▸ RAW DATA:

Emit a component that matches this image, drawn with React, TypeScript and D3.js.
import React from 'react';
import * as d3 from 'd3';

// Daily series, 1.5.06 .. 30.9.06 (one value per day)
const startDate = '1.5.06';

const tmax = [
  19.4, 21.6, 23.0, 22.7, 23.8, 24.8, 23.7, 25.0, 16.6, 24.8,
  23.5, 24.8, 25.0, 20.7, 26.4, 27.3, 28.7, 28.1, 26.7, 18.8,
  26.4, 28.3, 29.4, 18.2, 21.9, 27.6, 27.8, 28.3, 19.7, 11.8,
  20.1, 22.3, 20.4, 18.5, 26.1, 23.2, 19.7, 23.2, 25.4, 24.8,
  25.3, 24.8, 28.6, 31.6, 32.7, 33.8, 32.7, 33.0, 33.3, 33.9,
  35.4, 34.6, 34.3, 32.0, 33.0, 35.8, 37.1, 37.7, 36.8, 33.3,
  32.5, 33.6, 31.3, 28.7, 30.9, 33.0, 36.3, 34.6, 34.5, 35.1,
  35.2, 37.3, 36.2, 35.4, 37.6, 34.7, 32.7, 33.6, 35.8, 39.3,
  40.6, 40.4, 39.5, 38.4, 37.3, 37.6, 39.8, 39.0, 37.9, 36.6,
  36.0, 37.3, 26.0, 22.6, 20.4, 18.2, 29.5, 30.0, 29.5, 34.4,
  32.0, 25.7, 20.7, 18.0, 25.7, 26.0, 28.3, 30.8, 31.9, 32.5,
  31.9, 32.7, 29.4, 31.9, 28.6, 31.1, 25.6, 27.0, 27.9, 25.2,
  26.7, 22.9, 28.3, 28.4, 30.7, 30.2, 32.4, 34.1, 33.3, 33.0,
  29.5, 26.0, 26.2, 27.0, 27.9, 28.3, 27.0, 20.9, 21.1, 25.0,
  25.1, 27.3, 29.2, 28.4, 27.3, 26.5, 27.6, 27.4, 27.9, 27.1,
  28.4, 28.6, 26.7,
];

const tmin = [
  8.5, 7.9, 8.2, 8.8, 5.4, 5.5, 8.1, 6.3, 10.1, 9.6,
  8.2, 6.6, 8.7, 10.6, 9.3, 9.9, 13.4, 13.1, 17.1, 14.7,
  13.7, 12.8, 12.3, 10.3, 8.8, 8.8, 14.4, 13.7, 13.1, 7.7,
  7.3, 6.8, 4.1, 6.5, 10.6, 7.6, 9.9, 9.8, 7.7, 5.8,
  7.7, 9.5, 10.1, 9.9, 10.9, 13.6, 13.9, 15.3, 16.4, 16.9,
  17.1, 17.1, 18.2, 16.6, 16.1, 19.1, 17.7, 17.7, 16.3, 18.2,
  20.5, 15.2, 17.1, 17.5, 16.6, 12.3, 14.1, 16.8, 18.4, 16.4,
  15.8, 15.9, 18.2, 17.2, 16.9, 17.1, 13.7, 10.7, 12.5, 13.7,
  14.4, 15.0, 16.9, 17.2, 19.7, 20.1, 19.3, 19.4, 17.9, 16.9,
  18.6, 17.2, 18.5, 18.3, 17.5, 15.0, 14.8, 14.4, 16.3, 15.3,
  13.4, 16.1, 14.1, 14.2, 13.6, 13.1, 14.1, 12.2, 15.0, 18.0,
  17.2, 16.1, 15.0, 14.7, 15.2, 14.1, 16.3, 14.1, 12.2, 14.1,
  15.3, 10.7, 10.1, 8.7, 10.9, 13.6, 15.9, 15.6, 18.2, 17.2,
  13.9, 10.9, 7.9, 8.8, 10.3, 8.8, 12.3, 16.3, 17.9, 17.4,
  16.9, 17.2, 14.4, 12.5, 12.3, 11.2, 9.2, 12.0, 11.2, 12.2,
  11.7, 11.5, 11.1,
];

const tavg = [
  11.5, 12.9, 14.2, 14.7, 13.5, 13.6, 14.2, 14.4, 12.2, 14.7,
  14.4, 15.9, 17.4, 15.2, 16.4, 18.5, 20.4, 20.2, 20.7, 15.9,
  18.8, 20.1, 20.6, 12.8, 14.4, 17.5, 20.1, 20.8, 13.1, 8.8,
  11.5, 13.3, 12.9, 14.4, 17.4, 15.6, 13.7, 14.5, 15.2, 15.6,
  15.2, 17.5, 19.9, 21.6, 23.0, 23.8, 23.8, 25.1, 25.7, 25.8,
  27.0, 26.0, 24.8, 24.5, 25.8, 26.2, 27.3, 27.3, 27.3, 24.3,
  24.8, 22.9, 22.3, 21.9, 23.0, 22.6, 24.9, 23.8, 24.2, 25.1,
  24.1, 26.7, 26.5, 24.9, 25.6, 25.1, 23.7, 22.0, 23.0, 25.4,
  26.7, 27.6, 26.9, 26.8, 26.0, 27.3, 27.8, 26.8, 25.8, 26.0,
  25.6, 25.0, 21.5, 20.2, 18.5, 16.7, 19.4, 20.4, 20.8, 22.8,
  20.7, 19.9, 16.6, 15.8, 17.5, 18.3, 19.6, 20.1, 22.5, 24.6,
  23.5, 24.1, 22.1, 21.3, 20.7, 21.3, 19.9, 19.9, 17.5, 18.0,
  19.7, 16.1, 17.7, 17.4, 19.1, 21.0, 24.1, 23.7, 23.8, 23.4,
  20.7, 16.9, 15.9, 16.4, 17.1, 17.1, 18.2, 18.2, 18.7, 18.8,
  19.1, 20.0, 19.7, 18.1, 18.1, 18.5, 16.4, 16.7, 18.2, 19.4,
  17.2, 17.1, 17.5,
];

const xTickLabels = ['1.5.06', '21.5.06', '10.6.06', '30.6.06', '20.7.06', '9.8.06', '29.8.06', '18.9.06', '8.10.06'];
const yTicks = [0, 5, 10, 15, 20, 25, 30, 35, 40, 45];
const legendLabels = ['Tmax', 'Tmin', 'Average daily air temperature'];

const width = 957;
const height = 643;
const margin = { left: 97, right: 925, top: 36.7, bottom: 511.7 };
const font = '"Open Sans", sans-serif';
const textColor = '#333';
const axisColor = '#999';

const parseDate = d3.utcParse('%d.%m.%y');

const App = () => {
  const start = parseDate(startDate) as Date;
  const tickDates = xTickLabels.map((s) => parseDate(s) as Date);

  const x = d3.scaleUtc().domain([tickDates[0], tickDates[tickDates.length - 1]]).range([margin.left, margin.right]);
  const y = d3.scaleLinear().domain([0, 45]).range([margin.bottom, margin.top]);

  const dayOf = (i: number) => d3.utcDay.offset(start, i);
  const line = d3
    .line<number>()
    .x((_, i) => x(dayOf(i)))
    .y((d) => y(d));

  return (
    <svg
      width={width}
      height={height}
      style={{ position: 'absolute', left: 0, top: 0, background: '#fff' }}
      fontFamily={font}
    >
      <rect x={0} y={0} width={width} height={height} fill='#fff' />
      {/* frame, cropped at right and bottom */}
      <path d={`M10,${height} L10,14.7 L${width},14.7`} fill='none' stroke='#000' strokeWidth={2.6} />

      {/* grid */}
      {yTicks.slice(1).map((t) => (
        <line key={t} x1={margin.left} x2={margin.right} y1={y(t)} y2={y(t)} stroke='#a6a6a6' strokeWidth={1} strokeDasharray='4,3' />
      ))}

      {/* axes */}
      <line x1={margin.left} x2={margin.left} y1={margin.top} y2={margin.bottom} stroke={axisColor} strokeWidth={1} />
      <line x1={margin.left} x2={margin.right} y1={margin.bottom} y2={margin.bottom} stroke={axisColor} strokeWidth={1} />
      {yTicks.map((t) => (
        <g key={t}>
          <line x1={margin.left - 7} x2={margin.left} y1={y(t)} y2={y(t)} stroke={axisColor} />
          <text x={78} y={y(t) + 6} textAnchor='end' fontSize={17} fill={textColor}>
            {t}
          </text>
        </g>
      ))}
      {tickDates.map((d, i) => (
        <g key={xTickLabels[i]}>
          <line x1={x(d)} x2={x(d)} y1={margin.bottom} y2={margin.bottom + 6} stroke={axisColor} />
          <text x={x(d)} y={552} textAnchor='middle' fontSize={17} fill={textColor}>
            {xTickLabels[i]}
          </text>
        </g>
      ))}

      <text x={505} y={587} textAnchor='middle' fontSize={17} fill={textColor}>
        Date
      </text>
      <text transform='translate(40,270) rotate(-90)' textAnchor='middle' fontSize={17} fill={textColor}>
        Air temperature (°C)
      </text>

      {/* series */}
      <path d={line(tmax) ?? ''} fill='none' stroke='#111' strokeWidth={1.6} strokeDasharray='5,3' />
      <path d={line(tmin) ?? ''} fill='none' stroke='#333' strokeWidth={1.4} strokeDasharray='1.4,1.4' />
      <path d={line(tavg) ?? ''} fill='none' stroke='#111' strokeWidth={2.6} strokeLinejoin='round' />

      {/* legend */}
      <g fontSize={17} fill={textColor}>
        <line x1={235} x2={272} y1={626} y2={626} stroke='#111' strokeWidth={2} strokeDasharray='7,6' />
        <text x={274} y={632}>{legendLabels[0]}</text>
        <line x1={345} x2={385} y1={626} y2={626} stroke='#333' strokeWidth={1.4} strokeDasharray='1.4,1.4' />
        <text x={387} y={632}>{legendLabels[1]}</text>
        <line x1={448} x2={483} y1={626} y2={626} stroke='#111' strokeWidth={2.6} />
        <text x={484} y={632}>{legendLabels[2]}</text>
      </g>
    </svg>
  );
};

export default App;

▸ OBJECTIVE:
Reproduce, please, the lines of the material from its first line down to the line containing "const startDate = '1.5.06';", keeping both ends and nothing beyond them.

▸ WRITTEN ANSWER:
Emit a component that matches this image, drawn with React, TypeScript and D3.js.
import React from 'react';
import * as d3 from 'd3';

// Daily series, 1.5.06 .. 30.9.06 (one value per day)
const startDate = '1.5.06';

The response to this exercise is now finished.